- Hannan Hussain
Prospects of US-China convergence in key conflict hotspots are bleak; after all, Blinken has used his high-level visit to tout debunked conspiracies.
However, America appears far from serious in relinquishing its blatant interference in China’s national affairs. Blinken has made it clear that “key issues” remain unresolved with China, revealing contradictions in Washington’s support for high-level communication channels.
Consider China’s crucial call for the United States to respect its legitimate rights and interests at all costs. Xi’s viewpoints on key red lines and interests such as the ironclad Taiwan question. A hawkish Biden administration continues to prioritize unwarranted arms sales and unofficial contacts vis-à-vis the Chinese province, confining Blinken’s trust-building in Beijing to mere optics. With that backdrop in mind, the fact that both sides were at least able to get to the negotiating table signals a dire need to manage expectations.
It is too early to read the exchange as a measure of guaranteed progress. Present irritants include marked upticks in unauthorized US links with the Chinese province, minimum US appetite to dial-down tensions in the delicate South China Sea, and Biden’s open provocations by calling China’s top leader a “dictator.”

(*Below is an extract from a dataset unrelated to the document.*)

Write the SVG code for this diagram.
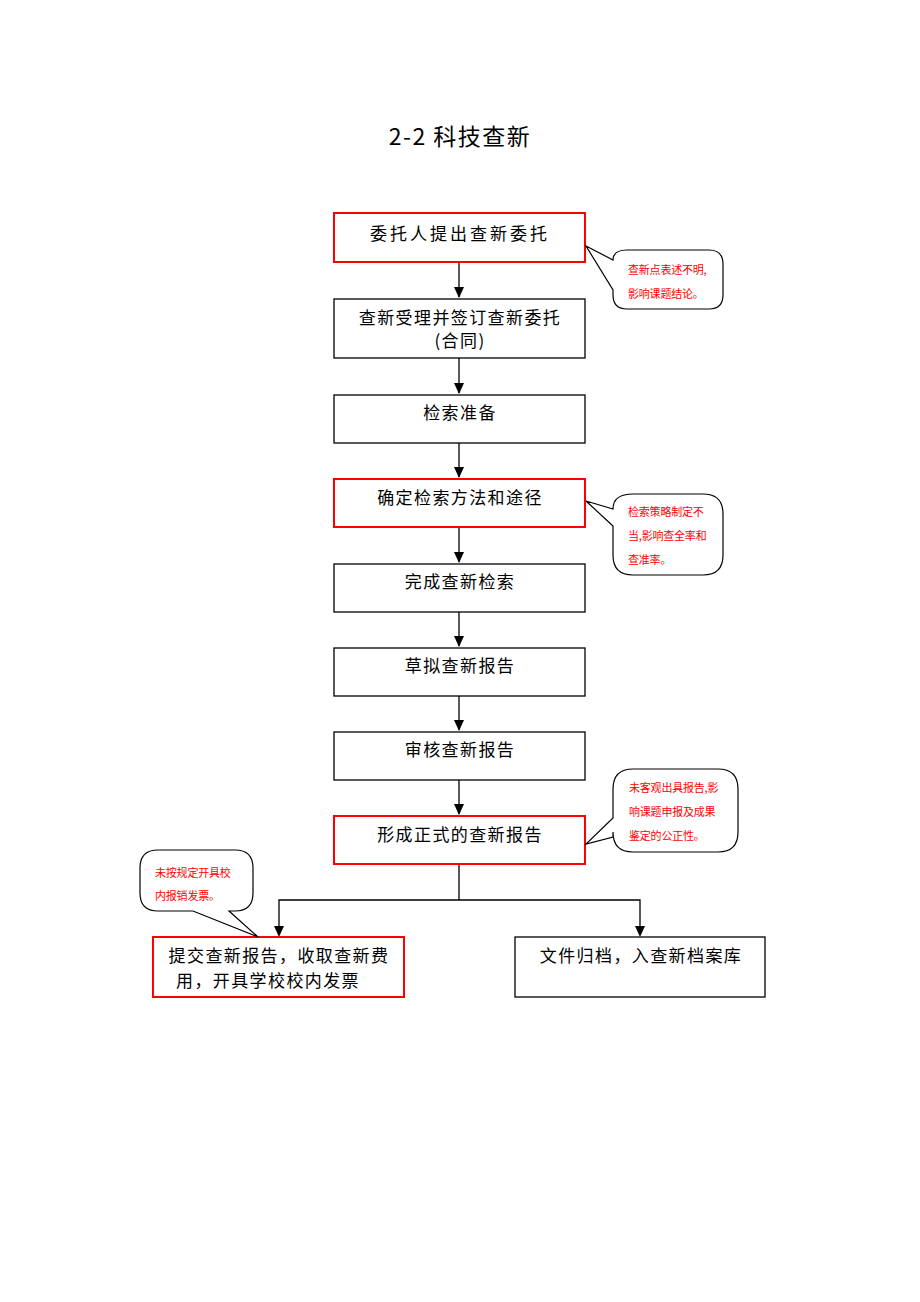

Prospects of US-China convergence in key conflict hotspots are also bleak. After all, Blinken has used his high-level visit to tout debunked conspiracies about so-called Chinese arms supplies to Russia, underlining the domestic political stakes in castigating Beijing upon will. Moreover, unfounded allegations that Chinese companies "may be providing assistance” in the form of lethal weaponry to Russia ignore the central goal of the meeting itself: to guide the US-China relationship towards stable shores and strengthen high-level communication channels.
It is here that the Biden administration has failed to demonstrate sufficient autonomy from China hawks in Capitol Hill when engaging with Beijing. The anti-China lobby’s deep interest in ensuring US-China fissures over the Ukraine war, provoking tensions in the South China Sea, and interfering over Taiwan, is surprisingly consistent with Blinken’s post-meeting rhetoric.

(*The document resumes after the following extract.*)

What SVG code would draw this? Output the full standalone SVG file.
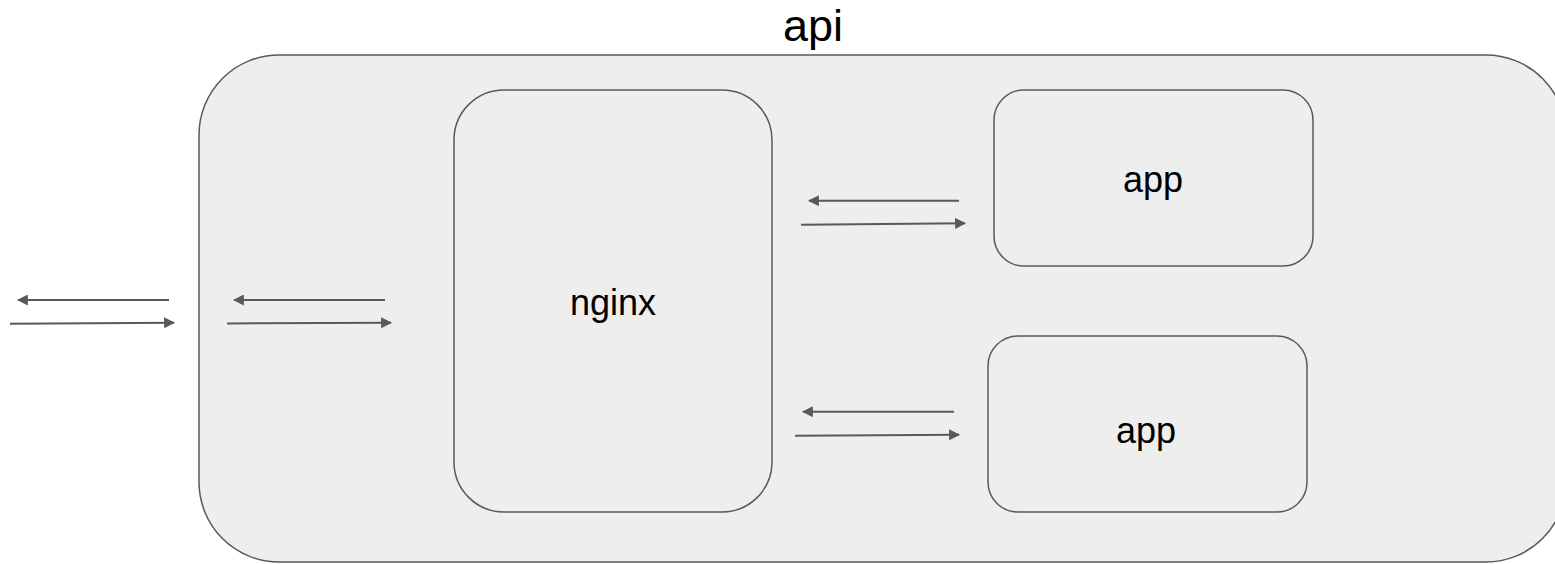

To be clear, substantive economic engagement between US and China will remain a far cry as long as Washington touts allegations of “unfair and nonmarket” Chinese economic practices. Such rhetoric, communicated by Blinken during talks, ignores sweeping US sanctions and export control measures against Chinese tech and business companies. By sidestepping its blatant violations of fair market rules, America insists on holding China to a self-identified standard of market compliance. This unilateralism is characteristic of Western dictates in key international financial institutions and bodies, and is unlikely to get a hard pass from a country that has vowed to protect its business rights.
Blinken has sung praises about record high US-China trade volume and possible macroeconomic stability coordination with China. Delivering on those strong points means reckoning with the pitfalls of Washington’s two-track approach to diplomacy with Beijing. Explicit containment in China’s neighborhood fails to promote aspirations of economic cooperation with a global trade giant. The onus of reciprocity falls squarely on Washington, given its lead role in cultivating strategic distrust in the lead-up to Blinken’s China tour.
"President Xi said state-to-state interactions should always be based on mutual respect and sincerity,” said Chinese Foreign Ministry spokesperson Hua Chunying. “Hope this visit by Secretary Blinken could make positive contributions to stabilizing relations."
On the question of contributing to high-level US-China strategic communication, Beijing is likely to come through for several reasons. First, it has an unwavering national stake in avoiding a ‘head-on collision’ over Taiwan, as communicated by senior Chinese diplomat Wang Yi to Blinken last year. Unlike Washington, China sees two-way dialogue as a way of ensuring that both countries “can find the right way to get along” without compromise on its core national interests.
The latest Xi-Blinken meeting increases the risks for Washington to sidestep a genuinely compliant One-China policy, given that prior refusal played a key role in bringing ties to a new low. Some of America’s staunchest allies in the Asia-Pacific have also grown increasingly wary of antagonizing China to appease the US.
More deeply, nations such as South Korea are keen to protect their industrial and diplomatic links without giving into Washington’s hollowed-out One-China stance entirely. To that end, Washington’s peace-building posture towards China is not entirely built on US goodwill. It is also about factoring regional pressures that the US must ultimately engage with Beijing. "Direct engagement and sustained communication at senior levels is the best way to responsibly manage differences and ensure that competition does not veer into conflict," claimed Blinken after his exchange.
And yet, serious questions still surround America’s ability to walk its talk on compartmentalizing differences with China, before some hope for broad-based economic cooperation is evident to all.